Tina Sadarangani is an Assistant Professor/Faculty Fellow in the Rory Meyers College of Nursing. In addition to her Ph.D., she holds an M.S. in Nursing from the University of Pennsylvania, a B.S. in Nursing from NYU, and a B.A. in Anthropology from Georgetown University. Tina is also a board-certified adult/gerontological primary care nurse practitioner (NP).
Focused on aging and health policy in minority populations, she completed her doctorate at NYU Meyers in January 2017, where she was recognized as the Ph.D. Valedictorian. Her research has focused on barriers to health access and community-based services for individuals who immigrate to the United States in later life. In her dissertation, entitled “Older Immigrants’ Cardiovascular Risk Profiles: The Impact of Health Insurance,” she assessed the implications of access barriers on chronic disease in this population. Tina’s work has been published in leading nursing journals, including the International Journal of Nursing Studies. She has presented at interdisciplinary conferences across the United States, including the Annual Meeting of the American Public Health Association and the Annual Meeting of the Gerontological Society of America. She was recognized as a Patricia G. Archbold Scholar by the National Hartford Centers for Gerontological Nursing Excellence from 2014-2016 and received $100,000 in funding. She is currently a Fellow of the Hartford Institute of Geriatric Nursing at NYU.
George Spencer is an Assistant Professor/Faculty Fellow at the Steinhardt School of Culture, Education, and Human Development. In 2017, George received an Ed.D in Education Policy, Leadership, and Instructional Practice from the Harvard Graduate School of Education, where he was a recipient of the American Educational Research Association (AERA) Minority Dissertation Fellowship. George also holds an Ed.M from Harvard University and a B.S from Northwestern University.
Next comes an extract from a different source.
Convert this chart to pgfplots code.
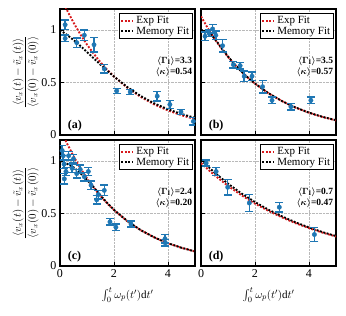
\documentclass[border=0pt]{standalone}
\usepackage{fontspec}
\setmainfont{Liberation Serif}
\usepackage{amsmath}
\usepackage{pgfplots}
\pgfplotsset{compat=1.18}
\definecolor{ptblue}{RGB}{31,119,180}
\definecolor{fitred}{RGB}{215,25,28}
\pgfplotsset{
  panel/.style={
    scale only axis, width=135pt, height=126pt,
    xmin=0, xmax=5, ymin=0, ymax=1.2,
    xtick={0,2,4}, ytick={0,0.5,1},
    tick align=inside, tick pos=left, major tick length=4pt,
    grid=major, grid style={densely dotted, gray!55, line width=0.5pt},
    axis line style={line width=1.2pt},
    every tick/.style={black, line width=0.8pt},
    tick label style={font=\fontsize{12}{12}\selectfont},
    /pgf/number format/assume math mode=true,
    legend style={at={(0.985,0.97)}, anchor=north east, draw=black, line width=1.2pt,
      font=\fontsize{11}{11}\selectfont, inner sep=1.2pt, row sep=-2.5pt,
      cells={anchor=west}},
    legend image code/.code={\draw[#1] (0pt,0pt) -- (12pt,0pt);},
    xlabel style={at={(axis description cs:0.5,-0.23)}, anchor=center, font=\fontsize{11}{11}\selectfont},
    ylabel style={at={(axis description cs:-0.255,0.5)}, anchor=center, font=\fontsize{10.5}{11}\selectfont},
  },
  expfit/.style={no marks, fitred, line width=1.9pt, dash pattern=on 1.9pt off 1.6pt},
  memfit/.style={no marks, black, line width=1.9pt, dash pattern=on 1.9pt off 1.6pt},
}
\newcommand{\ptsopts}{forget plot, only marks, mark=*, mark size=2.2pt, color=ptblue, mark options={fill=ptblue, draw=ptblue, solid},
    error bars/.cd, y dir=both, y explicit,
    error bar style={color=ptblue, line width=1.5pt, solid},
    error mark options={rotate=90, mark size=4pt, line width=1.5pt, color=ptblue, solid}}
\newcommand{\ylab}{$\displaystyle\frac{\langle v_x(t)-\tilde{v}_x(t)\rangle}{\langle v_x(0)-\tilde{v}_x(0)\rangle}$}
\newcommand{\xlab}{$\int_0^t\omega_p(t')\mathrm{d}t'$}
\newcommand{\ann}[3]{%
  \node[anchor=east, inner sep=0pt, font=\bfseries\boldmath\fontsize{9.5}{10}\selectfont] at (axis cs:4.9,0.70) {$\langle\Gamma_{\mathrm{I}}\rangle$=#1};
  \node[anchor=east, inner sep=0pt, font=\bfseries\boldmath\fontsize{9.5}{10}\selectfont] at (axis cs:4.9,0.595) {$\langle\kappa\rangle$=#2};
  \node[anchor=south west, inner sep=0pt, font=\bfseries\fontsize{12}{12}\selectfont] at (axis cs:0.28,0.035) {(#3)};
}
\begin{document}
\begin{tikzpicture}
\useasboundingbox (-60pt,-50pt) rectangle (286pt,266pt);
% ---------------- (a)
\begin{axis}[panel, at={(0pt,131pt)}, xticklabels={}, ylabel={\ylab}]
\addplot[expfit] coordinates {(0.2,1.219)(0.5,1.071)(0.75,0.960)(1.0,0.861)(1.25,0.773)(1.5,0.693)(1.75,0.621)(2.0,0.557)(2.5,0.449)(3.0,0.361)(3.5,0.290)(4.0,0.234)(4.5,0.188)(5.0,0.151)};
\addlegendentry{Exp Fit}
\addplot[memfit] coordinates {(0,1.0)(0.25,0.955)(0.5,0.905)(0.75,0.85)(1.0,0.79)(1.25,0.73)(1.5,0.67)(1.75,0.612)(2.0,0.557)(2.5,0.455)(3.0,0.37)(3.5,0.30)(4.0,0.245)(4.5,0.20)(5.0,0.163)};
\addlegendentry{Memory Fit}
\expandafter\addplot\expandafter[\ptsopts] table[x=x, y=y, y error=e] {
x y e
0.19 1.05 0.045
0.19 0.92 0.03
0.62 0.88 0.045
0.90 0.95 0.05
1.26 0.86 0.07
1.64 0.63 0.04
2.10 0.42 0.025
2.60 0.41 0.025
3.60 0.37 0.045
4.07 0.29 0.04
4.48 0.22 0.025
4.94 0.13 0.035
};
\ann{3.3}{0.54}{a}
\end{axis}
% ---------------- (b)
\begin{axis}[panel, at={(141pt,131pt)}, xticklabels={}, yticklabels={}]
\addplot[expfit] coordinates {(0,1.13)(0.25,1.018)(0.5,0.917)(0.75,0.826)(1.0,0.744)(1.25,0.670)(1.5,0.603)(1.75,0.543)(2.0,0.489)(2.5,0.397)(3.0,0.322)(3.5,0.261)(4.0,0.212)(4.5,0.172)(5.0,0.139)};
\addlegendentry{Exp Fit}
\addplot[memfit] coordinates {(0,1.0)(0.2,0.99)(0.4,0.95)(0.6,0.885)(0.8,0.815)(1.0,0.748)(1.25,0.672)(1.5,0.604)(1.75,0.544)(2.0,0.49)(2.5,0.398)(3.0,0.323)(3.5,0.262)(4.0,0.213)(4.5,0.173)(5.0,0.141)};
\addlegendentry{Memory Fit}
\expandafter\addplot\expandafter[\ptsopts] table[x=x, y=y, y error=e] {
x y e
0.15 0.94 0.04
0.30 0.97 0.03
0.43 1.01 0.04
0.55 0.95 0.04
0.80 0.85 0.06
1.20 0.67 0.03
1.45 0.66 0.03
1.60 0.56 0.05
1.89 0.56 0.04
2.28 0.46 0.06
2.63 0.33 0.03
3.33 0.27 0.03
4.07 0.33 0.03
};
\ann{3.5}{0.57}{b}
\end{axis}
% ---------------- (c)
\begin{axis}[panel, at={(0pt,0pt)}, ylabel={\ylab}, xlabel={\xlab}]
\addplot[expfit] coordinates {(0.2,1.197)(0.5,1.046)(0.75,0.934)(1.0,0.835)(1.25,0.746)(1.5,0.666)(1.75,0.596)(2.0,0.532)(2.5,0.425)(3.0,0.339)(3.5,0.271)(4.0,0.216)(4.5,0.173)(5.0,0.138)};
\addlegendentry{Exp Fit}
\addplot[memfit] coordinates {(0,1.0)(0.25,0.975)(0.5,0.94)(0.75,0.885)(1.0,0.82)(1.25,0.75)(1.5,0.672)(1.75,0.600)(2.0,0.535)(2.5,0.427)(3.0,0.340)(3.5,0.272)(4.0,0.217)(4.5,0.174)(5.0,0.139)};
\addlegendentry{Memory Fit}
\expandafter\addplot\expandafter[\ptsopts] table[x=x, y=y, y error=e] {
x y e
0.08 1.10 0.05
0.12 1.05 0.04
0.15 0.97 0.04
0.16 0.83 0.05
0.22 0.90 0.04
0.32 1.05 0.04
0.45 0.93 0.04
0.50 1.02 0.04
0.62 0.88 0.04
0.75 0.92 0.04
0.90 0.85 0.04
1.05 0.90 0.04
1.15 0.77 0.04
1.36 0.63 0.04
1.42 0.68 0.04
1.64 0.72 0.05
1.85 0.42 0.03
2.07 0.37 0.03
2.63 0.40 0.03
3.89 0.26 0.04
3.90 0.22 0.03
};
\ann{2.4}{0.20}{c}
\end{axis}
% ---------------- (d)
\begin{axis}[panel, at={(141pt,0pt)}, yticklabels={}, xlabel={\xlab}]
\addplot[expfit] coordinates {(0,0.98)(0.5,0.865)(1.0,0.763)(1.5,0.674)(2.0,0.594)(2.5,0.525)(3.0,0.463)(3.5,0.408)(4.0,0.361)(4.5,0.318)(5.0,0.281)};
\addlegendentry{Exp Fit}
\addplot[memfit] coordinates {(0,1.01)(0.5,0.890)(1.0,0.784)(1.5,0.691)(2.0,0.609)(2.5,0.536)(3.0,0.473)(3.5,0.416)(4.0,0.367)(4.5,0.323)(5.0,0.285)};
\addlegendentry{Memory Fit}
\expandafter\addplot\expandafter[\ptsopts] table[x=x, y=y, y error=e] {
x y e
0.19 0.98 0.03
0.56 0.90 0.04
0.99 0.75 0.075
1.79 0.60 0.08
2.90 0.56 0.045
4.20 0.30 0.065
};
\ann{0.7}{0.47}{d}
\end{axis}
\end{tikzpicture}
\end{document}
He uses quantitative research methods to focus on two areas of inquiry: investigating students’ educational pathways from high school through college, and evaluating the effectiveness of policy levers intended to improve college readiness, access, and completion. George’s current research project estimates the impact of transfer policies supporting baccalaureate-seeking students who first enroll in community colleges. His other work examines efforts, such as dual enrollment and individualized learning plans, to better prepare high school students for postsecondary success.